## WHAT YOU WILL DO
Give back only the lines from the one that contains "Give me the matplotlib source for this chart." through the one that contains "from matplotlib.lines import Line2D", word for word and without images.

== PROVIDED ENTRIES

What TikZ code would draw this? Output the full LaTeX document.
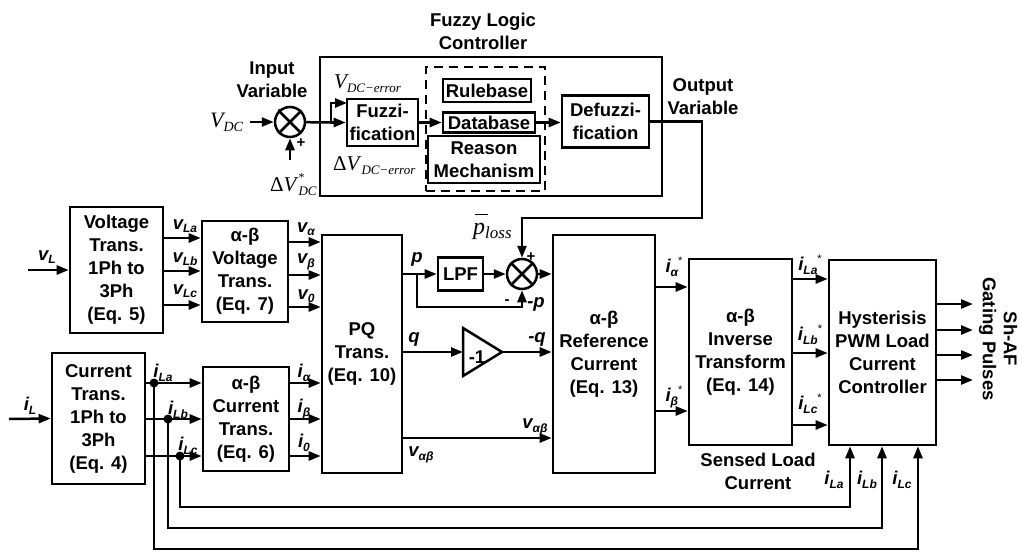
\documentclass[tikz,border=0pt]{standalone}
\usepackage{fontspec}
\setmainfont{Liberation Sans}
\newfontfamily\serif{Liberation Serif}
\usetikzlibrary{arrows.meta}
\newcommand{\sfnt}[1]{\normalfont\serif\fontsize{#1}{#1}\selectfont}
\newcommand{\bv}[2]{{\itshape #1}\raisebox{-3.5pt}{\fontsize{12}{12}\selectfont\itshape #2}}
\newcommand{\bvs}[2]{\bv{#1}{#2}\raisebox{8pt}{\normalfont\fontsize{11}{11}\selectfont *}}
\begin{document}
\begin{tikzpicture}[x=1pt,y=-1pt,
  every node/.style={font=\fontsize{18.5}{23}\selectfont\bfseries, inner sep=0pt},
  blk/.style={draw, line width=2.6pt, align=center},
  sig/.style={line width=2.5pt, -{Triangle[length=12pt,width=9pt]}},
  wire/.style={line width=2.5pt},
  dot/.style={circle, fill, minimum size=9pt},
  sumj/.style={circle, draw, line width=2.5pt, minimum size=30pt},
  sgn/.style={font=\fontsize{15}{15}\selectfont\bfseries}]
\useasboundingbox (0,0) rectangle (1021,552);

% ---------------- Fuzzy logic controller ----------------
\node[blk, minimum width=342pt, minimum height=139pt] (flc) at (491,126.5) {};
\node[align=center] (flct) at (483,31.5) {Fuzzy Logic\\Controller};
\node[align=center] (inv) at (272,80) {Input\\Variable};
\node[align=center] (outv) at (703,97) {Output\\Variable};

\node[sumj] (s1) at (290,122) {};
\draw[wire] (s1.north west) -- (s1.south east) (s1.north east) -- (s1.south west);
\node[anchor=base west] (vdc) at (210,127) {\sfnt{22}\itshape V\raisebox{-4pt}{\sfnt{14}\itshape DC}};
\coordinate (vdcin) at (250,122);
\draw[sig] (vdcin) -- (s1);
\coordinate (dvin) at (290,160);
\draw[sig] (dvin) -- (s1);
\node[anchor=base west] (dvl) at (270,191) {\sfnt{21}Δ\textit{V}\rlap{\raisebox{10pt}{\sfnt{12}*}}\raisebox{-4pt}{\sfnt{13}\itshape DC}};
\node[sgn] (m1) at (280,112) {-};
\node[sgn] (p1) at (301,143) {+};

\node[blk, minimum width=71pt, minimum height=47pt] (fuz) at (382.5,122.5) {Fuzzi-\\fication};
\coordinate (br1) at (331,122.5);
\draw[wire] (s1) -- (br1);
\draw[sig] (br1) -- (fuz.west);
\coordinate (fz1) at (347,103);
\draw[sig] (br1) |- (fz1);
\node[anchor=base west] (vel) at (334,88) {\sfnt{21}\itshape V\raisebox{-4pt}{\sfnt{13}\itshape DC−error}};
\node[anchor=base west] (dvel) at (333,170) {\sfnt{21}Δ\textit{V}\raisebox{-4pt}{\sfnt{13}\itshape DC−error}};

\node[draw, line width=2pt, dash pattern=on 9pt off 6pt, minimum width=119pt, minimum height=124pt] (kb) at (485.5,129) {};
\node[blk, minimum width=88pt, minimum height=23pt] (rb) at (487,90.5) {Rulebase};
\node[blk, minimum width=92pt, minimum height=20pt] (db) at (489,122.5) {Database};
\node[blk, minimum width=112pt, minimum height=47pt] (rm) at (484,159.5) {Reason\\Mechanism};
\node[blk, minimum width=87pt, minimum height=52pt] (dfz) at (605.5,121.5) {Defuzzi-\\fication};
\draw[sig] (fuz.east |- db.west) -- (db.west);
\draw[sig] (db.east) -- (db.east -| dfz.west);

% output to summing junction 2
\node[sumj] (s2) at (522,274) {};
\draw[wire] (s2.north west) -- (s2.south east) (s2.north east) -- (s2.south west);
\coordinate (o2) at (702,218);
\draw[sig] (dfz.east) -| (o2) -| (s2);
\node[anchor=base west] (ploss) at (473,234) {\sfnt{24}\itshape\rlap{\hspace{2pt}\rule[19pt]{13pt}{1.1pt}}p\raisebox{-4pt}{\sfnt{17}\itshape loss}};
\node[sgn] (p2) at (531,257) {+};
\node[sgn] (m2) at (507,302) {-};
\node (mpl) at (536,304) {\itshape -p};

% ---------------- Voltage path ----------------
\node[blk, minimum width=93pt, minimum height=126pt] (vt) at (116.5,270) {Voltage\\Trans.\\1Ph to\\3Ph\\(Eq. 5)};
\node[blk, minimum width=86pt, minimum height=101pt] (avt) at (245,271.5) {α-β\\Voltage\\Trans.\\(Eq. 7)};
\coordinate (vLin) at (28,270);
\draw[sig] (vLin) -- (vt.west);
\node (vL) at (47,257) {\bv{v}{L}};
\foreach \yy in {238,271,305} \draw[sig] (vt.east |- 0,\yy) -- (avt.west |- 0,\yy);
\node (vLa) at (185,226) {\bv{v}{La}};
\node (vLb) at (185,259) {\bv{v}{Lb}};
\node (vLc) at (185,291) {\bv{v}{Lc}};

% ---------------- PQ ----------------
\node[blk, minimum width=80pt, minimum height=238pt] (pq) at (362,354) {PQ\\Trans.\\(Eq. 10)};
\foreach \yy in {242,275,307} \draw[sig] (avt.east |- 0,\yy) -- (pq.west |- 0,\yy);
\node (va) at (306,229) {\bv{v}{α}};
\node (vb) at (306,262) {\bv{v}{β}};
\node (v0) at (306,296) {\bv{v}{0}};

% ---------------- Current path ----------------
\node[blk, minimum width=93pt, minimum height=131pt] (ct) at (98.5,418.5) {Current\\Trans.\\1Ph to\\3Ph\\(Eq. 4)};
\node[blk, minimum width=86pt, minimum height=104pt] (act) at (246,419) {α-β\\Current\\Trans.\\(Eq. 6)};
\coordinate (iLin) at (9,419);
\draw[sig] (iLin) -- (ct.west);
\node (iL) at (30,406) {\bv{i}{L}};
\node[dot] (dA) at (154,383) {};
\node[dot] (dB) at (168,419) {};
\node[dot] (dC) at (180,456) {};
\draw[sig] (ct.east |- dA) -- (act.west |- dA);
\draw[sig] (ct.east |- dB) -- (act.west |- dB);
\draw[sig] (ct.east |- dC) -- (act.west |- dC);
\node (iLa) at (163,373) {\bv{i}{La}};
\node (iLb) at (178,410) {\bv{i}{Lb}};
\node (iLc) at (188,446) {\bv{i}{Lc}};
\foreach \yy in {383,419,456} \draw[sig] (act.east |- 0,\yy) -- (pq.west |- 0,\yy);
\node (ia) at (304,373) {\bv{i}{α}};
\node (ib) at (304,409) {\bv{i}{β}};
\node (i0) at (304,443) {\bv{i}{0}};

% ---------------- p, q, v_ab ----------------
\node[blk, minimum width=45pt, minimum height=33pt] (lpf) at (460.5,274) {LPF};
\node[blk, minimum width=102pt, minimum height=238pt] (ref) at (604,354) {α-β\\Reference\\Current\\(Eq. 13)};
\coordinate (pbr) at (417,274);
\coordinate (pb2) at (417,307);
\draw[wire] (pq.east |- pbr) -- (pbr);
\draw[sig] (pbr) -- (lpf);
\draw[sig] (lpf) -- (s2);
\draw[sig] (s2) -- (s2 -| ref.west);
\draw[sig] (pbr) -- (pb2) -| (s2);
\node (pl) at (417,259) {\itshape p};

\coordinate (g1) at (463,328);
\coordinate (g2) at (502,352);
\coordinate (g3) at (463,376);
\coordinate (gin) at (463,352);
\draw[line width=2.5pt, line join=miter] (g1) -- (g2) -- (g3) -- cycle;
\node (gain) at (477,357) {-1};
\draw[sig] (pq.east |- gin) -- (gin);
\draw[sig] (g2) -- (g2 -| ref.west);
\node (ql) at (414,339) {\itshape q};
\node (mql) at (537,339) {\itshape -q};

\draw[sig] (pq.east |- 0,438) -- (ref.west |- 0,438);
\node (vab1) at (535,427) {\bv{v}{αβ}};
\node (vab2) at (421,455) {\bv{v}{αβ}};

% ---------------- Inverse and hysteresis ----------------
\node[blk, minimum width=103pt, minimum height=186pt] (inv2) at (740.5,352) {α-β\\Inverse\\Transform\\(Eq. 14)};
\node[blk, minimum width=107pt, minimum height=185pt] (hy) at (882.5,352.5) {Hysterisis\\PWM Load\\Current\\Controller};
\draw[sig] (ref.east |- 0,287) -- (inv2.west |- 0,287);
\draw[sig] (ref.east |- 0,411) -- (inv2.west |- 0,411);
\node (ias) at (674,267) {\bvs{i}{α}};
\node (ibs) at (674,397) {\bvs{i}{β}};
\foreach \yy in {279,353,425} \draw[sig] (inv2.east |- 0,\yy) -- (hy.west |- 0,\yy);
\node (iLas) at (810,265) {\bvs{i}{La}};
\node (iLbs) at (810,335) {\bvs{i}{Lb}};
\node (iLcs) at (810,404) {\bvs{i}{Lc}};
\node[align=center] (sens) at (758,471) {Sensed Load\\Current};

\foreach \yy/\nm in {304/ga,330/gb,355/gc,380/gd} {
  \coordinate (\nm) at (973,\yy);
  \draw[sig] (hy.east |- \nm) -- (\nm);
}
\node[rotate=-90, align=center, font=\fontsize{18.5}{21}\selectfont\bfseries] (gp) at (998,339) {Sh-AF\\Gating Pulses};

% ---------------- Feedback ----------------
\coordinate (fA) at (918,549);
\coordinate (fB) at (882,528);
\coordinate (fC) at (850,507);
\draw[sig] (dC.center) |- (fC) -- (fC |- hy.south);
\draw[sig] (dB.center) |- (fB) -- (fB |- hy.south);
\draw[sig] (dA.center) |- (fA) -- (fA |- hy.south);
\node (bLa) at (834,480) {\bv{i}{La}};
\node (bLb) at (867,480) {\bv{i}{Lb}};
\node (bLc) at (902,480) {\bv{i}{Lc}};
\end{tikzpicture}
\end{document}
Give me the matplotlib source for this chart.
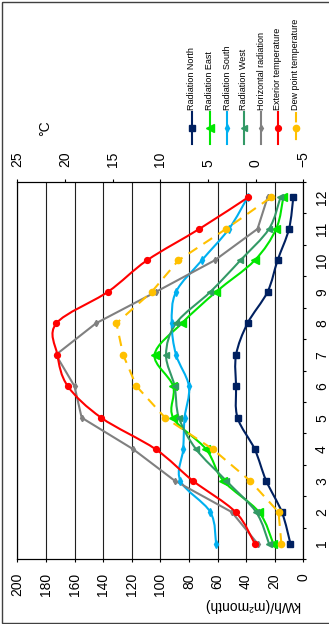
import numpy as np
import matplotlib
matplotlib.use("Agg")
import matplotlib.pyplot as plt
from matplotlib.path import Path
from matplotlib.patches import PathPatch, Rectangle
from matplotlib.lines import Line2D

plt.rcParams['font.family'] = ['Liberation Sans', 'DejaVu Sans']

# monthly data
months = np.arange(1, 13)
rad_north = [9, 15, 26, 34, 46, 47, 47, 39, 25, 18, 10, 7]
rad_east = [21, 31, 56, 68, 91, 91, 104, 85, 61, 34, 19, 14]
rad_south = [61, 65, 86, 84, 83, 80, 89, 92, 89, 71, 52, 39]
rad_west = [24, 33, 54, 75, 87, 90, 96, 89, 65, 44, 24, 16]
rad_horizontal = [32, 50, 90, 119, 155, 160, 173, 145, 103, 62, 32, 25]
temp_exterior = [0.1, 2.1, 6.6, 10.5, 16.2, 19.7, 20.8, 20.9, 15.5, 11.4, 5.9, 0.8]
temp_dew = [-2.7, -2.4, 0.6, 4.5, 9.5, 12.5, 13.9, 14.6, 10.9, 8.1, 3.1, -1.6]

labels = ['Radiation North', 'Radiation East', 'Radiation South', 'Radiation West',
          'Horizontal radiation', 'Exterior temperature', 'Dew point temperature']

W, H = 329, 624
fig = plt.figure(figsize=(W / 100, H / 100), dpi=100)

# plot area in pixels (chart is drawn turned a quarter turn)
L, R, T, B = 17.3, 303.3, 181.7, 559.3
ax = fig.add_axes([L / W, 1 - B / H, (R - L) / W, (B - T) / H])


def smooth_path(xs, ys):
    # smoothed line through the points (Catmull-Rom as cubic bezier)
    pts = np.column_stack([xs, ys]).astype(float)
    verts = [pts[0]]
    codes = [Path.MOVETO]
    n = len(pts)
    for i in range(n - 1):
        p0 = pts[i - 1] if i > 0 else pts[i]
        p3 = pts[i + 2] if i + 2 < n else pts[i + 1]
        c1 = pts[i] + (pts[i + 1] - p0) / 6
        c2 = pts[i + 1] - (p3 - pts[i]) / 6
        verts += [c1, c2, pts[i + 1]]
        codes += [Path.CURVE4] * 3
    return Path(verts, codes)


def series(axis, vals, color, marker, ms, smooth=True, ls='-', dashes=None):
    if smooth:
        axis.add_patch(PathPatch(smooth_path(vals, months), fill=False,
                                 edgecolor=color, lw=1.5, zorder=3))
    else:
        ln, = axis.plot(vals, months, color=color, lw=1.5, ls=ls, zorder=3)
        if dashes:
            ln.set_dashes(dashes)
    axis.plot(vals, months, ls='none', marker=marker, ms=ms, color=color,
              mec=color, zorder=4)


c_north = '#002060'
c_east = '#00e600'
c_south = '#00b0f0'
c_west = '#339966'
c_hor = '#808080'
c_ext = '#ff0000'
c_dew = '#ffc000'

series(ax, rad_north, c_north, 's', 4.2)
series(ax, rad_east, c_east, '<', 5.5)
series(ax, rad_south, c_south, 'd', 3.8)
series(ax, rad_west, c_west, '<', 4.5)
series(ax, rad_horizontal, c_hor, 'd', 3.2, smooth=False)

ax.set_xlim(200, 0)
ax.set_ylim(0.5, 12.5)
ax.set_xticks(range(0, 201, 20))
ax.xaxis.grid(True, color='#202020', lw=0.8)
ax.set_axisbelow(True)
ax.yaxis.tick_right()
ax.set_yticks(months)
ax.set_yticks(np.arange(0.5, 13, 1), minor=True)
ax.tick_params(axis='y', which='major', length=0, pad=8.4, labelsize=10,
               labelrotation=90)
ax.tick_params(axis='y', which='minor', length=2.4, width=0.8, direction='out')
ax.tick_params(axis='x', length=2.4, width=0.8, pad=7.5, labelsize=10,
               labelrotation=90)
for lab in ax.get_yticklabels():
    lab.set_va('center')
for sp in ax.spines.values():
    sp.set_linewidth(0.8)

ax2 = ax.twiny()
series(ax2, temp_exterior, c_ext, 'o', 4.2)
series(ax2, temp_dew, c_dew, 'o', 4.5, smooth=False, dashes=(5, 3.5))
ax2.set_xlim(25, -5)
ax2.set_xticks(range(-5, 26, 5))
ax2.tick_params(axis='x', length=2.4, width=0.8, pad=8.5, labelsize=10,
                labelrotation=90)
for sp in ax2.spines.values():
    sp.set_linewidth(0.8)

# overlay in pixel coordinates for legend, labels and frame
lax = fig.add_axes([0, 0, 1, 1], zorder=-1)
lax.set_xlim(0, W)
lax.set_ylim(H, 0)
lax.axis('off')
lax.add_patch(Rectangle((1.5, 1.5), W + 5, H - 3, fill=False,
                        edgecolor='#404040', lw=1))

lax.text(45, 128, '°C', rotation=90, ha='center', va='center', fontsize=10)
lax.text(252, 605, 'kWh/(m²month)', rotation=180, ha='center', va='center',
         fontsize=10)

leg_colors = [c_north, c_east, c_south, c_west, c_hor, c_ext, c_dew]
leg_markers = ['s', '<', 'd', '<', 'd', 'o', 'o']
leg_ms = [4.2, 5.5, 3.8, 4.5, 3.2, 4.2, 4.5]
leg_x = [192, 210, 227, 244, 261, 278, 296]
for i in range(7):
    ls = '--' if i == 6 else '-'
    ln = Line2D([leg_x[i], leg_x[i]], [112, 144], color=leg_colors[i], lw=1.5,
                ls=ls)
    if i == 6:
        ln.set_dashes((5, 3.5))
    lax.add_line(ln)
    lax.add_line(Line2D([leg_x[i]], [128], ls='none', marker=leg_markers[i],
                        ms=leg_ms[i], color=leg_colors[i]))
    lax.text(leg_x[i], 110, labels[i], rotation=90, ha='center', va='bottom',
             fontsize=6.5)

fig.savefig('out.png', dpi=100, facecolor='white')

====

## RESULT FOR THIS EXERCISE
Give me the matplotlib source for this chart.
import numpy as np
import matplotlib
matplotlib.use("Agg")
import matplotlib.pyplot as plt
from matplotlib.path import Path
from matplotlib.patches import PathPatch, Rectangle
from matplotlib.lines import Line2D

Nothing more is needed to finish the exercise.